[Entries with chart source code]
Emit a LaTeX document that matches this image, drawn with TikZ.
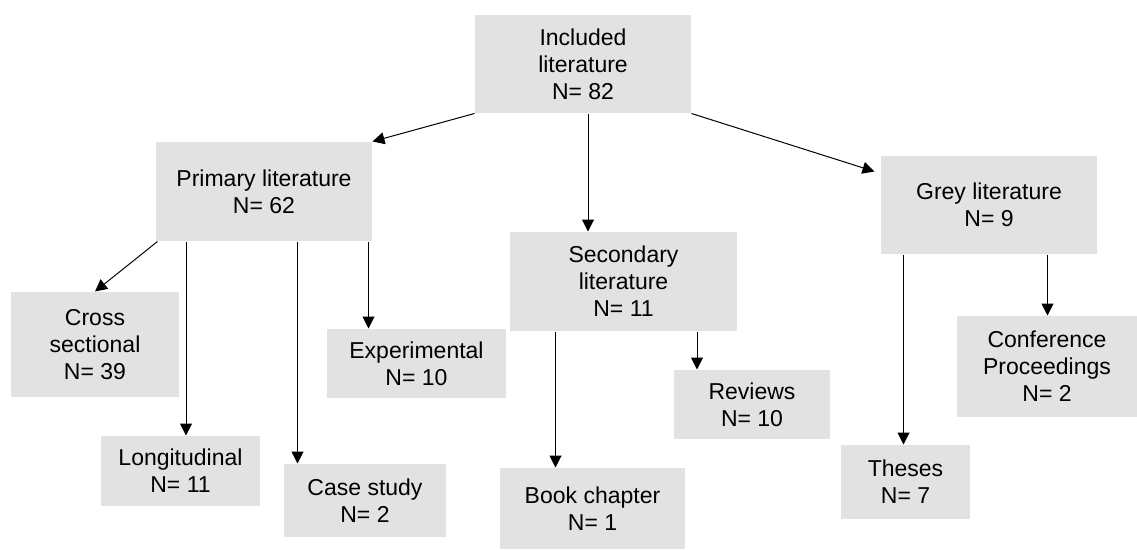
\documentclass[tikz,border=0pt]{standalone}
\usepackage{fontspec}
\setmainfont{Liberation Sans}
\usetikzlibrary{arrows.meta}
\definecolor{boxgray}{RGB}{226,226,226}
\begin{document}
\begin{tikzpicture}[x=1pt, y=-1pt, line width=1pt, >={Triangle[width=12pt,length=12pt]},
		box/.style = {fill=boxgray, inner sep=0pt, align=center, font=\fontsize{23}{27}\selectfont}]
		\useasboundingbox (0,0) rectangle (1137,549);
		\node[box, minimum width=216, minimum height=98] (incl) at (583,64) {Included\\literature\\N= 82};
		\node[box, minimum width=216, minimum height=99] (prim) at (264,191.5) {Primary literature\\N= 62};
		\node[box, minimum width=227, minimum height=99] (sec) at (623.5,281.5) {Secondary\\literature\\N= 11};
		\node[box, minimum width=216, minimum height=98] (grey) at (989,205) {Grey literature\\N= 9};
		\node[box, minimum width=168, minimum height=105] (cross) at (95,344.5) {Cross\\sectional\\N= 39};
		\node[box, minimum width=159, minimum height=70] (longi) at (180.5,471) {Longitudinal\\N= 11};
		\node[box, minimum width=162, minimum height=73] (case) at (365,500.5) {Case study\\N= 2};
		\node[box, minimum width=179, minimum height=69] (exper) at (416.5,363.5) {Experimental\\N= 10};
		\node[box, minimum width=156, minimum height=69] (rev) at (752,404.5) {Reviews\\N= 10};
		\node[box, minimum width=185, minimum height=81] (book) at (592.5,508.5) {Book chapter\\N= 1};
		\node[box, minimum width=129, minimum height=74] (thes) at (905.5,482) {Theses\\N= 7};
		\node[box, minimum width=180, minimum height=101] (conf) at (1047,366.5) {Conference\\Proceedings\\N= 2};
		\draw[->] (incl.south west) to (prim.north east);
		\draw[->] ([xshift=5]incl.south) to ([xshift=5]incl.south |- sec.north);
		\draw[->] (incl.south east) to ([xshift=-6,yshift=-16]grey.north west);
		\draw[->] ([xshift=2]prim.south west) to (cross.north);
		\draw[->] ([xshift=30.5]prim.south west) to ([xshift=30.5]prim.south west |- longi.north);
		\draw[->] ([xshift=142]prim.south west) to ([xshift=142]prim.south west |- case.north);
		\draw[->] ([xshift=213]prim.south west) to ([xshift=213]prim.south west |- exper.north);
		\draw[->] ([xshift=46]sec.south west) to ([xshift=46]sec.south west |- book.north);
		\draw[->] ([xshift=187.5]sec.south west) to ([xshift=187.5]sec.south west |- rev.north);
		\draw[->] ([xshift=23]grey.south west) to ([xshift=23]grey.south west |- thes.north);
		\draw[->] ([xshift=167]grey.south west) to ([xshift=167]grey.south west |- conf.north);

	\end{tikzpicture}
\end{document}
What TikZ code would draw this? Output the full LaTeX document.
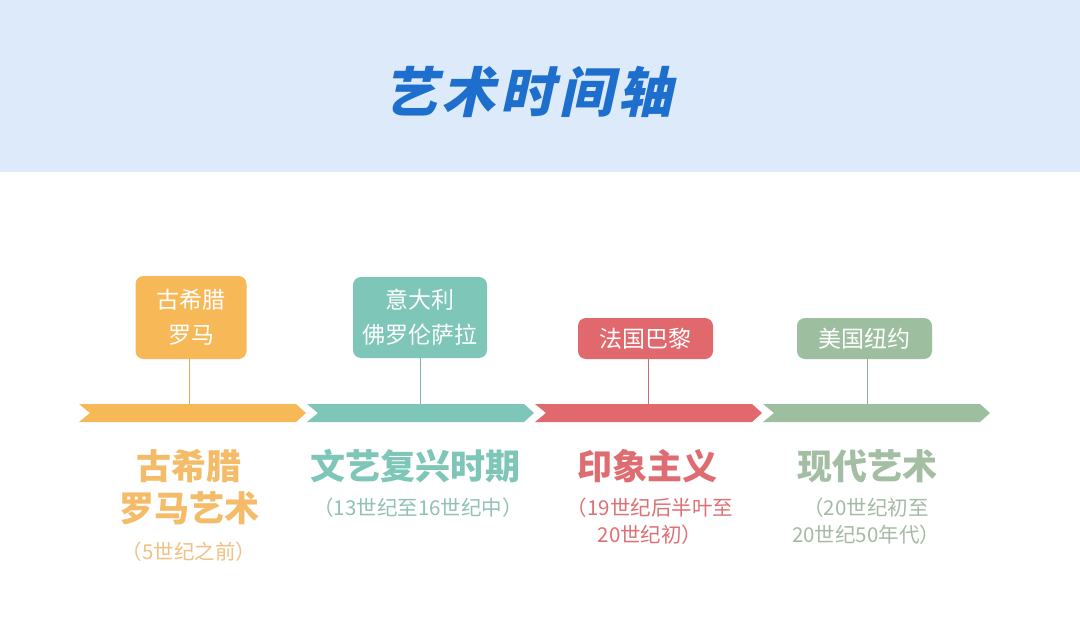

● Exercise directions:
Extract, from the listing above, every line where the string "this" occurs.

● Answer to the problem:
Emit a LaTeX document that matches this image, drawn with TikZ.
What TikZ code would draw this? Output the full LaTeX document.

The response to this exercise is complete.